Yang kedua adalah sistem pemilu tanpa nomor urut, yang disertai bandwagon effect melalui survei dan pencitraan. Ada pula penggunaan instrumen negara.
"Ini kan model Amerika. Penyusupan agen partai ke KPU, oknum aparatur negara, ini model Afrika. Buktinya kan seperti pak Anas Urbaningrum, ibu Andi Nurpati yang kemudian direkrut ke Partai Demokrat," kata Hasto.
"Kemudian, manipulasi daftar pemilih, itu luar biasa, ini juga zaman Pak SBY. Dimana, di zaman Pak Harto saja, tak pernah melakukan manipulasi DPT. Ini DPT dimanipulasi secara masif. Belanja iklan juga, ini duitnya dari mana?" tambah Hasto.
Dari strategi kebijakan, saat itu ada kenaikan harga BBM. Kondisi era SBY berbeda dengan jaman Jokowi saat ini. Saat menjabat, SBY mewarisi kondisi fiskal yang baik hasil kerja Pemerintahan Megawati Soekarnoputri, dengan defisit di bawah 1 persen. Saat itu, terjadi kestabilan moneter dan keuangan, krisis IMF juga diselesaikan.
"Tapi kemudian ternyata di balik kenaikan BBM itu justru terjadi suatu politisasi yang luar biasa bagi kepentingan elektoral. Ini ada kajian ilmiahnya. Bagi mereka yang membantah, nanti harus dibantah juga secara ilmiah. Ini mencakup BLT, raskin, dan PNPM. Nah, ini dari Markus Mietzner, model dana tunai langsung ke pemilih, seperti yang dilakukan Thaksin, merupakan jurus utama kemenangan Partai Demokrat," kata Hasto.

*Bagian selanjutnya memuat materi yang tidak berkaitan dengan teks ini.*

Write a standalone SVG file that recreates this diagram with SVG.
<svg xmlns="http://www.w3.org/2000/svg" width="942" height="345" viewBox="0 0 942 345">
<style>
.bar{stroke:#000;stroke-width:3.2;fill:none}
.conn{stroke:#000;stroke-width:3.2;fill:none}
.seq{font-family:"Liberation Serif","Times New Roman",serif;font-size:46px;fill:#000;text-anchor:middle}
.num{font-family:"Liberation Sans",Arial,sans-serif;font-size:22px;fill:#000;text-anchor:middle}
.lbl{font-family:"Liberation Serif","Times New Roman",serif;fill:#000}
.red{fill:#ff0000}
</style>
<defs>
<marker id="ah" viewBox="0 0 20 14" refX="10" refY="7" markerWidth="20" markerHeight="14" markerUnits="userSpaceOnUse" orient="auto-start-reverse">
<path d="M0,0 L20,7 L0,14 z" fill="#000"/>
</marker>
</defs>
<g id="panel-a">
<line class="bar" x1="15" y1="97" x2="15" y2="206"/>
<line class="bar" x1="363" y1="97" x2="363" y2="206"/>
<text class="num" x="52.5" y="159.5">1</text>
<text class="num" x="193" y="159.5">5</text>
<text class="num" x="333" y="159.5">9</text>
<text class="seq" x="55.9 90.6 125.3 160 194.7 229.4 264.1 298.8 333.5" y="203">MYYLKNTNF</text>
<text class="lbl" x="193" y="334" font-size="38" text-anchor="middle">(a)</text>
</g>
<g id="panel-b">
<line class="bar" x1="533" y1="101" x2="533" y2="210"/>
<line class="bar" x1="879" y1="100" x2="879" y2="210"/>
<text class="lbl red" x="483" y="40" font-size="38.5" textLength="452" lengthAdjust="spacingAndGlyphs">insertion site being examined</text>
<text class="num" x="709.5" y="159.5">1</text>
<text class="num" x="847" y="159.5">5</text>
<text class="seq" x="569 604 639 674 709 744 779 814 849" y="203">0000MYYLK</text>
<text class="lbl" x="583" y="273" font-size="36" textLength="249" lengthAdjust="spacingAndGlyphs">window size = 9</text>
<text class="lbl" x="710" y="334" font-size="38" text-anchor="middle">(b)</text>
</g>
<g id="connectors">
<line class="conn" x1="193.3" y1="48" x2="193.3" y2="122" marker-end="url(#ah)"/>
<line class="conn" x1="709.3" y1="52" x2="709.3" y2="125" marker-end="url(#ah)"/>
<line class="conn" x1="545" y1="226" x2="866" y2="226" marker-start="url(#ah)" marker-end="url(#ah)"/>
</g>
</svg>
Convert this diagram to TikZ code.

Juni 2008, survei menunjukkan elektabilitas PD hanya 8,7 persen, jauh di bawah PDI Perjuangan sebesar 24,2 persen. Pada saat bersamaan, elektabilitas Megawati 5 persen di atas SBY.
Para analis politik saat itu sependapat bahwa itu adalah akhir dari era SBY karena rakyat lelah dengan kepemimpinan yang tidak memberikan inspirasi. Hasto lalu memaparkan data kenaikan popularitas dan elektabilitas SBY dan PD pada 2009, yang oleh Markus Mietzner disebut sebagai 'skyrocketing'.